→ **DATA**:
------------------------

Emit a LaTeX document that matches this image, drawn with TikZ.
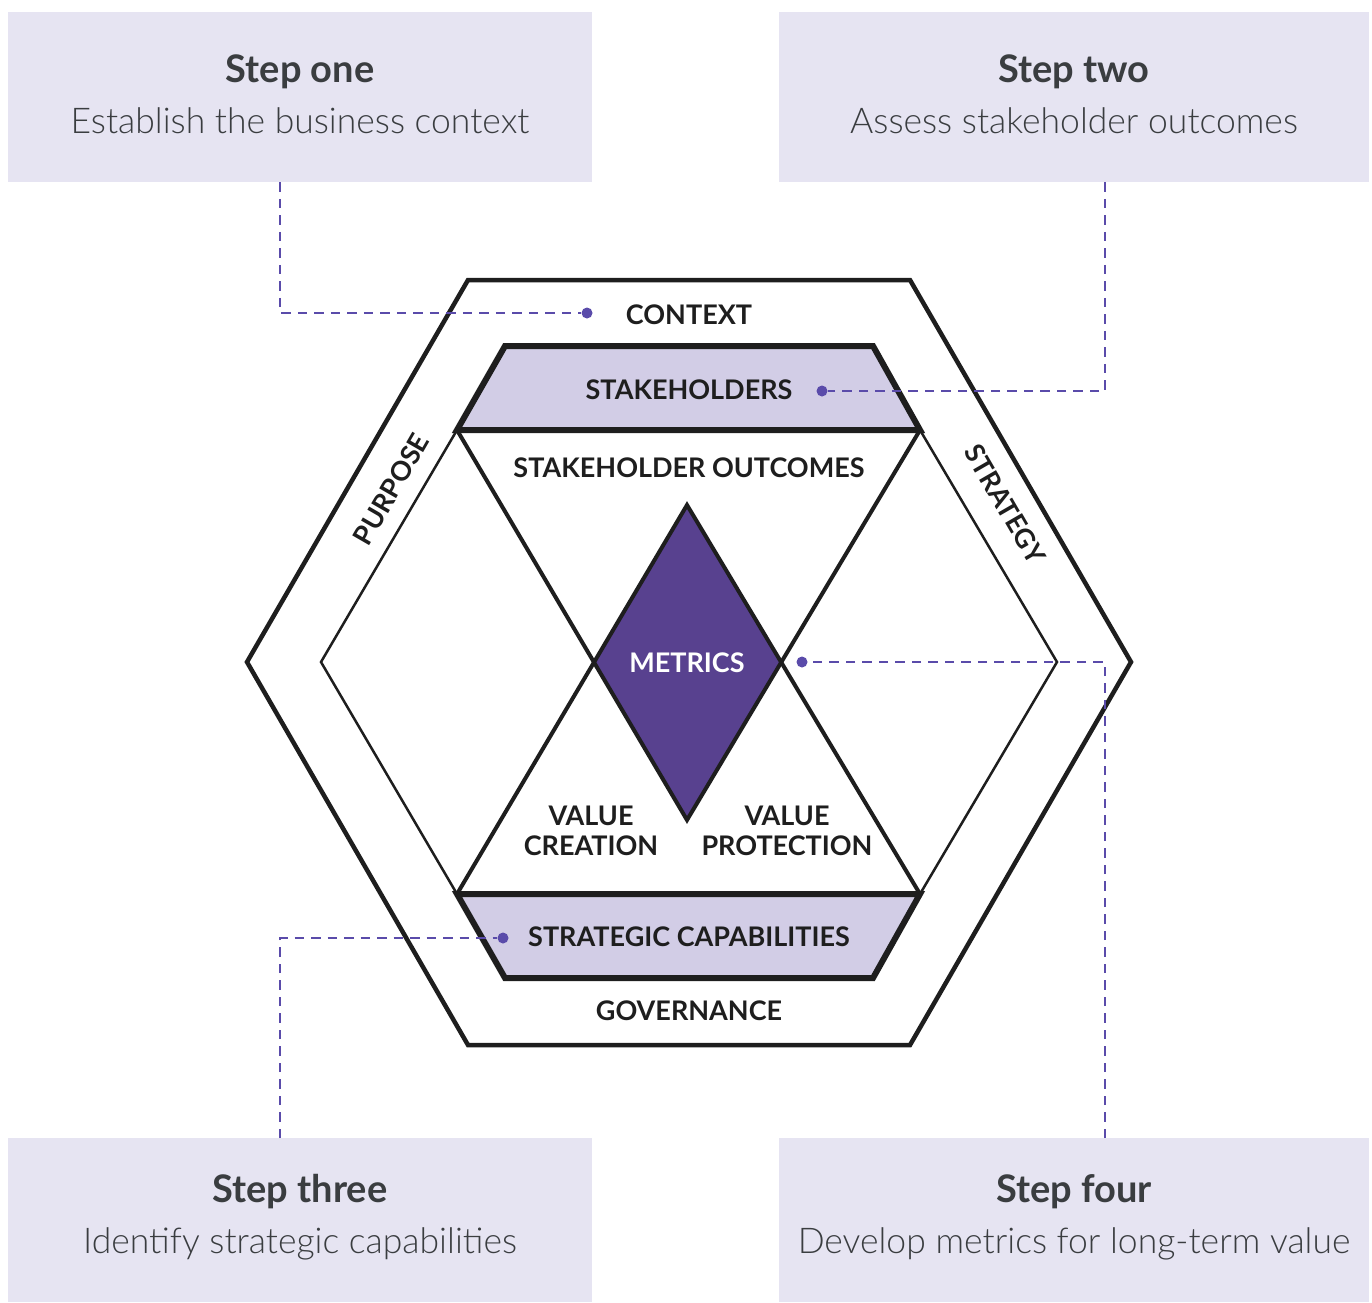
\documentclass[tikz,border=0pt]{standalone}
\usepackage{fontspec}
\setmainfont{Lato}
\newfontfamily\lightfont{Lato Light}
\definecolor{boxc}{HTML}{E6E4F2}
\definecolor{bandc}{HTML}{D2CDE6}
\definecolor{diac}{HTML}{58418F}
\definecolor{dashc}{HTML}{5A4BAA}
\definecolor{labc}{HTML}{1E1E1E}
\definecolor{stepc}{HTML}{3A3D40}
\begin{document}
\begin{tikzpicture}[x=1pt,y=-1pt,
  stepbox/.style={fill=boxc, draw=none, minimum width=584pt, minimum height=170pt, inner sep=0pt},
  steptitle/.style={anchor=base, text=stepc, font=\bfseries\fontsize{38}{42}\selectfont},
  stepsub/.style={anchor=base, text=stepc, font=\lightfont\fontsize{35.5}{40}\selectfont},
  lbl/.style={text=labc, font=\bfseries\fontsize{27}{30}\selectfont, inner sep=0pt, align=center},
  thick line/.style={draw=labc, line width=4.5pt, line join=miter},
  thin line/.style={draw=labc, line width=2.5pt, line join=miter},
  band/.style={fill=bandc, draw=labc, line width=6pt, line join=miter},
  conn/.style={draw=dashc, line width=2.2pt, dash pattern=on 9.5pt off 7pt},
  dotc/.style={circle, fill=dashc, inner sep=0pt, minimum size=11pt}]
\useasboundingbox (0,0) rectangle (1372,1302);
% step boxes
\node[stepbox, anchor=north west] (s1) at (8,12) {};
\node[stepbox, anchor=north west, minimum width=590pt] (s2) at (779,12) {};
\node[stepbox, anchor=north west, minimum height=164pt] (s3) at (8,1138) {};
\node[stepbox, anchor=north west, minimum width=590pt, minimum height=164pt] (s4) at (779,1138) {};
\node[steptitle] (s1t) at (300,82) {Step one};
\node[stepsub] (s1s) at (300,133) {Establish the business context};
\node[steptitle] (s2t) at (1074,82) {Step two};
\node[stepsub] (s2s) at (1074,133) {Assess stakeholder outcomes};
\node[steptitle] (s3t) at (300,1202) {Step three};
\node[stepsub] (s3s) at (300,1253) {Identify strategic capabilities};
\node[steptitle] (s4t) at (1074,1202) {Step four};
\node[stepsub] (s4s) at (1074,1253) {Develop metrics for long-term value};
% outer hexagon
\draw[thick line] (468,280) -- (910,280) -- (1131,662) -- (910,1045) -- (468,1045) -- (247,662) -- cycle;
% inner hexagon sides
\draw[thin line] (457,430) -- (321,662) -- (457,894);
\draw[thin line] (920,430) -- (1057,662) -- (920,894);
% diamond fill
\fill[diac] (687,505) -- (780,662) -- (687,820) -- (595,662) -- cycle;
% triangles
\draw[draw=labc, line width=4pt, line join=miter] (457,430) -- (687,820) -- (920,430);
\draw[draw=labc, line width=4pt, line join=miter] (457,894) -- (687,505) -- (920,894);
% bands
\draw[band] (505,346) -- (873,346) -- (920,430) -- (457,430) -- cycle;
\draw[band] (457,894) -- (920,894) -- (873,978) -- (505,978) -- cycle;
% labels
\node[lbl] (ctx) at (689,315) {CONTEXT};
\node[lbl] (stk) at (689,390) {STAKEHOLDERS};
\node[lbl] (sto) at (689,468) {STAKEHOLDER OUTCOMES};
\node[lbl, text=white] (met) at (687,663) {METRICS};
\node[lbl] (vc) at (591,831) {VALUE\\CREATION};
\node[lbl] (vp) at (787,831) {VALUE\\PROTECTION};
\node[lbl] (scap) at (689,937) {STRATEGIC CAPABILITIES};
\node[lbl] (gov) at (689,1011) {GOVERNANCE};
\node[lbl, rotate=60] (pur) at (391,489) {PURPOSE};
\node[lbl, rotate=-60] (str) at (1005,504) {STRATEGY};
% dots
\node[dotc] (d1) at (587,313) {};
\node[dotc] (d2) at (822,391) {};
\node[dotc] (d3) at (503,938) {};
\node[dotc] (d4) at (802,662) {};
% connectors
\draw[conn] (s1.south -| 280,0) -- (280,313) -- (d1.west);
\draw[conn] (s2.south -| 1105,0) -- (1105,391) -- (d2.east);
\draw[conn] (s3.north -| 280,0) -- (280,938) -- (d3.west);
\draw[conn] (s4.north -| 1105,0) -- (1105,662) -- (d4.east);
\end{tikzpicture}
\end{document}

------------------------

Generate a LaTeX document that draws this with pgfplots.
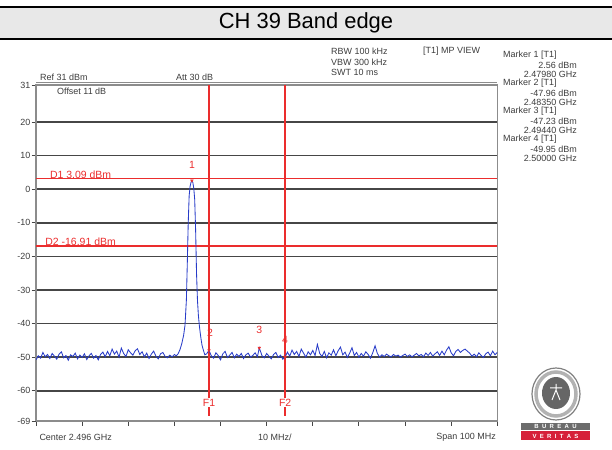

------------------------

→ **YOUR TASK**: Which lines hold the string "this"? Copy all of them from the data above.

→ **RESULT OF THE EXERCISE**:
Emit a LaTeX document that matches this image, drawn with TikZ.
Generate a LaTeX document that draws this with pgfplots.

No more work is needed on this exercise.